_THE TASK:_ Pick every line with "that" from the material below.

Records
· · ·

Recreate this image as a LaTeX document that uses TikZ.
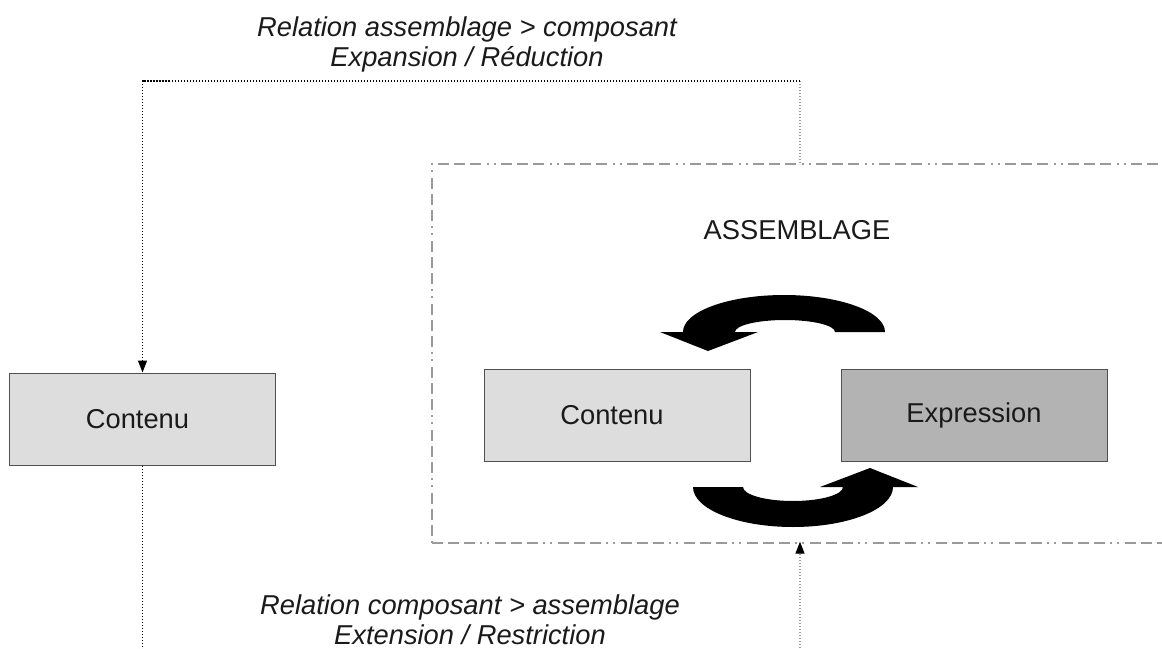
\documentclass[tikz,border=0pt]{standalone}
\usepackage{fontspec}
\setmainfont{Liberation Sans}
\usetikzlibrary{arrows.meta}
\definecolor{boxline}{HTML}{505050}
\definecolor{lightfill}{HTML}{DDDDDD}
\definecolor{darkfill}{HTML}{B3B3B3}
\definecolor{frame}{HTML}{9A9A9A}
\definecolor{txt}{HTML}{1A1A1A}
\tikzset{
  lbl/.style={font=\fontsize{27.3}{30}\selectfont, text=txt},
  itl/.style={font=\fontsize{27.3}{30}\selectfont\itshape, text=txt, align=center},
  compbox/.style={draw=boxline, line width=1pt, minimum width=266pt, minimum height=92pt, inner sep=0pt, lbl},
  dotline/.style={line width=1.3pt, dash pattern=on 1.5pt off 1.5pt},
  tipa/.style={-{Triangle[length=12pt,width=9pt,black]}},
  asmframe/.style={draw=frame, line width=1.3pt,
     dash pattern=on 11pt off 5pt on 11pt off 5pt on 11pt off 5pt on 2pt off 5pt on 2pt off 6pt},
}
\begin{document}
\begin{tikzpicture}[x=1pt,y=-1pt]
\clip (0,0) rectangle (1162,648);
\fill[white] (0,0) rectangle (1162,648);

% assemblage frame (extends beyond right edge)
\node[asmframe, minimum width=780pt, minimum height=379pt, inner sep=0pt] (asm) at (822,353.5) {};
\node[lbl] (title) at (797,230) {ASSEMBLAGE};

% boxes
\node[compbox, fill=lightfill] (lc) at (142.5,419) {\hspace*{-10pt}Contenu};
\node[compbox, fill=lightfill] (ic) at (617,415) {\hspace*{-10pt}Contenu};
\node[compbox, fill=darkfill] (ex) at (974,415) {Expression};

% connector coordinates
\coordinate (t1) at (800,81);
\coordinate (b1) at (800,660);
\coordinate (b0) at (142.5,660);

% top relation
\draw[dotline, frame] (asm.north -| t1) -- (t1);
\draw[dotline, black, tipa] (t1) -| (lc.north);
\node[itl] (toplbl) at (467,44) {Relation assemblage > composant\\Expansion / Réduction};

% bottom relation
\draw[dotline, black] (lc.south) -- (b0);
\draw[dotline, frame, tipa] (b1) -- ([yshift=2pt]asm.south -| b1);
\node[itl] (botlbl) at (470,620) {Relation composant > assemblage\\Extension / Restriction};

% curved arrows
\fill[black] (885,332) arc[start angle=0,end angle=-180,x radius=101,y radius=37]
  -- (660,332) -- (708,351) -- (758,332) -- (735,332)
  arc[start angle=-180,end angle=0,x radius=50,y radius=12] -- cycle;
\fill[black] (693,487) arc[start angle=180,end angle=0,x radius=100,y radius=40]
  -- (918,487) -- (870,468) -- (820,487) -- (843,487)
  arc[start angle=0,end angle=180,x radius=50,y radius=14] -- cycle;
\end{tikzpicture}
\end{document}
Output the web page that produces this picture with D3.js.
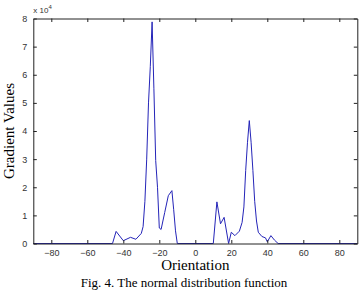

· · ·

_FINISHED ANSWER:_
Recreate this image as a LaTeX document that uses TikZ.
Output the web page that produces this picture with D3.js.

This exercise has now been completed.